The plan for the weekend, meanwhile, is to finally finish reading Mansfield Park. Because I have less than one hundred pages to go, and I really need to know if Fanny is going to fall for Creepy Crawford or go her own way (though I think she is rather in love with her cousin – but maybe that was okay back then? Still…ew.). It’s an answer that could be googled in a few seconds, but I need to read it for myself. When I am done, I’ll truck the book down to the little lending library in the building’s lobby. You have to ask for the key now, because we have a weird neighbour that likes to go in there, from time to time, and throw as many books as she can into the dumpster (not the recycling bins, which makes her even more of a villain). She claims there are bugs in the books and that they are dirty, but mostly it seems that she throws out the books she finds objectionable (which is most of them).
So I’ll ask for the key, put Mansfield Park in there, and hope for the best with that, too.
I would count finding your glove again as a significant victory over the forces of evil. That neighbor sounds creepy. I had endometriosis, too. Had to take male hormones for six months — what a trip THAT was!
I was so happy to find the glove!
Try taking the anti-inflammatory with food, as well as milk & water. Makes it a little easier on the stomach. At least, that’s what our prescriptions say.
Thanks, Auntie Bonnie. I have been, but it still makes me feel yucky.
Not a great day! Thankfully you found your poor little lost glove. :)
You guys do have the most interesting of neighbours. Have you ever thought of writing a book of stories about the goings on in your building. Changing the names and all that. ;) Or short stories, each one a different apartment and protagonist.
And, I wanted to say thank you for turning me on to Melville House. Such a great wealth of good reading. I’ve signed up for the electronic Art of the Novella subscription and it’s lovely!
What’s to stop this neighbor from asking for the key? Or does she think people don’t know it was her?

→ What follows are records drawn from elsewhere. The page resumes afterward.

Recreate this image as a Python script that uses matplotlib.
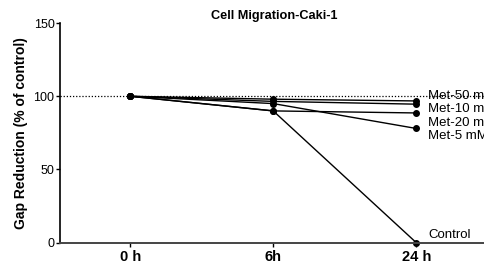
import matplotlib
matplotlib.use("Agg")
import matplotlib.pyplot as plt

plt.rcParams["font.family"] = ["Liberation Sans", "DejaVu Sans"]

time_labels = ["0 h", "6h", "24 h"]
series_names = ["Met-50 mM", "Met-10 mM", "Met-20 mM", "Met-5 mM", "Control"]
met50 = [100, 98, 96.8]
met10 = [100, 96.5, 94.6]
met20 = [100, 90, 88.6]
met5 = [100, 95, 78]
control = [100, 90, 0]
# label y-positions (data units) at the right end of each line
label_y = [100.5, 91.5, 82, 73, 5.5]

fig = plt.figure(figsize=(4.84, 2.64), dpi=100)
ax = fig.add_axes([0.124, 0.0807, 0.884, 0.832])

x = list(range(len(time_labels)))
for vals in [met50, met10, met20, met5, control]:
    ax.plot(x, vals, color="black", lw=1.0, marker="o", ms=4, clip_on=False)

ax.axhline(100, color="black", lw=0.9, ls=(0, (1, 1.5)), zorder=0)

# labels run off the right edge as in the original figure
for name, yl in zip(series_names, label_y):
    ax.text(2.085, yl, name, fontsize=9.5, va="center", ha="left", clip_on=False)

ax.set_xlim(-0.49, 2.5)
ax.set_ylim(0, 150)
ax.set_yticks([0, 50, 100, 150])
ax.set_xticks(x)
ax.set_xticklabels(time_labels, fontsize=10.5, fontweight="bold")
ax.tick_params(axis="y", labelsize=9, length=3, width=1, pad=1)
ax.tick_params(axis="x", length=3, width=1, pad=2)

for s in ["top", "right"]:
    ax.spines[s].set_visible(False)
ax.spines["left"].set_linewidth(1.2)
ax.spines["bottom"].set_linewidth(1.4)
ax.spines["bottom"].set_color("#444444")

ax.set_ylabel("Gap Reduction (% of control)", fontsize=10, fontweight="bold", labelpad=4)
ax.set_title("Cell Migration-Caki-1", fontsize=9.2, fontweight="bold", pad=3)

fig.savefig("out.png", dpi=100)
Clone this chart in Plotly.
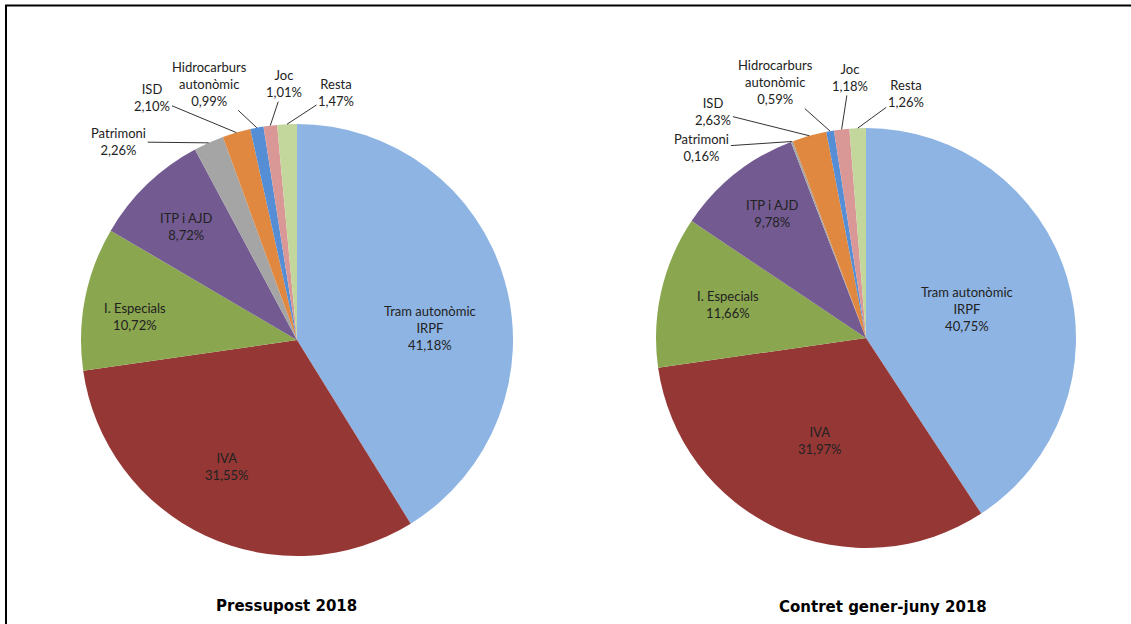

Sorry you haven’t been feeling so great, but glad you found your lost glove. Small victories, but victories all the same!
The neighbor seems to have mental illness problems, rather than just not liking some books! sounds a little like an obsession of some kind. Sigh.
Sorry about your tough day, but at least the glove returned to you! that’s a reward for doing the walk home again, instead of getting the bus maybe?
Austen is not about what happens, though. It’s about how the author shapes our perceptions. Yes, the books tend to end in marriage, as a neat tie-up, but it’s not a narrative of a journey to that end. That said, Mansfield Park is one of the less appealing to this reader, better than Northanger Abbey, but far from as good as Emma and PandP. I can see how a reader used to plot and character development will look for that in Austen and not find it, though!
So happy you found your glove.
That is so cool that you found your glove!!
Anti-inflammatories are a fabulous invention but they do have their side effects. Hope they help!
Your very own Book Banning …..Bandit? Alliteration fails me. Bummer.